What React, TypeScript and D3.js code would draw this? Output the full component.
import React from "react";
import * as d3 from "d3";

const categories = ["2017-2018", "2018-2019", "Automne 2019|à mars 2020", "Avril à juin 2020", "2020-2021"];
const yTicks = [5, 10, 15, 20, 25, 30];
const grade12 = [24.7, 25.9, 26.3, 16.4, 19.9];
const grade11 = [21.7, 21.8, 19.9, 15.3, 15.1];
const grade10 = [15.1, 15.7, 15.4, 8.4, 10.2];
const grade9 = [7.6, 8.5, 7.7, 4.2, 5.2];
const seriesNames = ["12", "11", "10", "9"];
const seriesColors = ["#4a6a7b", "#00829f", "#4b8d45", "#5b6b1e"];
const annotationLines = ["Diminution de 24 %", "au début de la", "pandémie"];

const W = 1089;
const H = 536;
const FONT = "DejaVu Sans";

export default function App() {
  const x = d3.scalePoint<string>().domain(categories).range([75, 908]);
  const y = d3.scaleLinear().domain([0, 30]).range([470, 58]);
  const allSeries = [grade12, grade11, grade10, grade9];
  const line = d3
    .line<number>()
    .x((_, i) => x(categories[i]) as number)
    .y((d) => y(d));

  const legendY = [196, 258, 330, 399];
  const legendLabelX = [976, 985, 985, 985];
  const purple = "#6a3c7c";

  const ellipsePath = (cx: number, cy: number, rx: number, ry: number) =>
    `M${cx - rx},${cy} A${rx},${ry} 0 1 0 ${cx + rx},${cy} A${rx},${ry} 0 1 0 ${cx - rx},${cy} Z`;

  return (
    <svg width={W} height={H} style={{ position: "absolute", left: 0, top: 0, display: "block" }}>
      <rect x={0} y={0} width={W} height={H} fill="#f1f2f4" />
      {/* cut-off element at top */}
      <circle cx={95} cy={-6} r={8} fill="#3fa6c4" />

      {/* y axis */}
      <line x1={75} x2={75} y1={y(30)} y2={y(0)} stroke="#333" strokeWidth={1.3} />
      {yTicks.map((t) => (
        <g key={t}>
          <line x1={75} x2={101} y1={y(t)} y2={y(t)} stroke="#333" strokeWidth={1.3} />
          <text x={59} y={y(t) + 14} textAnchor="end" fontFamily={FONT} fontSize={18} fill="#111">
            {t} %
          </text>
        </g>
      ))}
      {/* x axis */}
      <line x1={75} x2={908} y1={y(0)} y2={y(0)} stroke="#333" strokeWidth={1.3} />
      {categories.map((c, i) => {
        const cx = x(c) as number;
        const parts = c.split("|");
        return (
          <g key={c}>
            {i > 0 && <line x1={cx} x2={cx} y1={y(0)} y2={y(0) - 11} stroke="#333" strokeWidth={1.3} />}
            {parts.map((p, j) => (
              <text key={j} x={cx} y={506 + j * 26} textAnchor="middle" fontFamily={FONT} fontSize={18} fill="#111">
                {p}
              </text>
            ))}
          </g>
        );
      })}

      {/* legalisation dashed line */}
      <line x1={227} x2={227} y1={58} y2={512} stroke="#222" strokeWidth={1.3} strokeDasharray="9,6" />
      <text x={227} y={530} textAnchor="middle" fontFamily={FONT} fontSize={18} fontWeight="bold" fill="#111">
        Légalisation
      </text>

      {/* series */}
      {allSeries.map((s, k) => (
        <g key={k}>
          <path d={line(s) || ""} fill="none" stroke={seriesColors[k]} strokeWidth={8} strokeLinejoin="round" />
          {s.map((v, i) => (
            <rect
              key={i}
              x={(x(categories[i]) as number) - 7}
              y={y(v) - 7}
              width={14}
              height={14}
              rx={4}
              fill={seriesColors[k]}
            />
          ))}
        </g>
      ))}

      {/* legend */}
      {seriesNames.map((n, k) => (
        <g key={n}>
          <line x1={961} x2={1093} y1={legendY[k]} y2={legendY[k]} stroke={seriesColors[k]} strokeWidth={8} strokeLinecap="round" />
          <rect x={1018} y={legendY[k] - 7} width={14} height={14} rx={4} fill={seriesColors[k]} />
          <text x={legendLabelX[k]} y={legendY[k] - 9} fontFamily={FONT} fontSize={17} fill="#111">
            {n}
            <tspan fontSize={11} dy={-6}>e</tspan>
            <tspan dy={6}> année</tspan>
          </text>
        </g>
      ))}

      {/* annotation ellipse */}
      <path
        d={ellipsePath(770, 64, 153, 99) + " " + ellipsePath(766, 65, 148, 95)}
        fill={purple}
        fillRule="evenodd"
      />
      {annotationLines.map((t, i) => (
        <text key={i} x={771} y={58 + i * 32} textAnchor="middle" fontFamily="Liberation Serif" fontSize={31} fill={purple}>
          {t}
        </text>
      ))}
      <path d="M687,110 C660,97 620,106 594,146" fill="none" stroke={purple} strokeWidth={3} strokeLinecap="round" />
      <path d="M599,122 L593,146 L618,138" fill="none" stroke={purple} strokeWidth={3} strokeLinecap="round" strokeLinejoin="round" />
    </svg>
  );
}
=-=-=-=-=
Work required |
Beginning at the first line above, repeat exactly until the line containing "import * as", which is included.

In response |
What React, TypeScript and D3.js code would draw this? Output the full component.
import React from "react";
import * as d3 from "d3";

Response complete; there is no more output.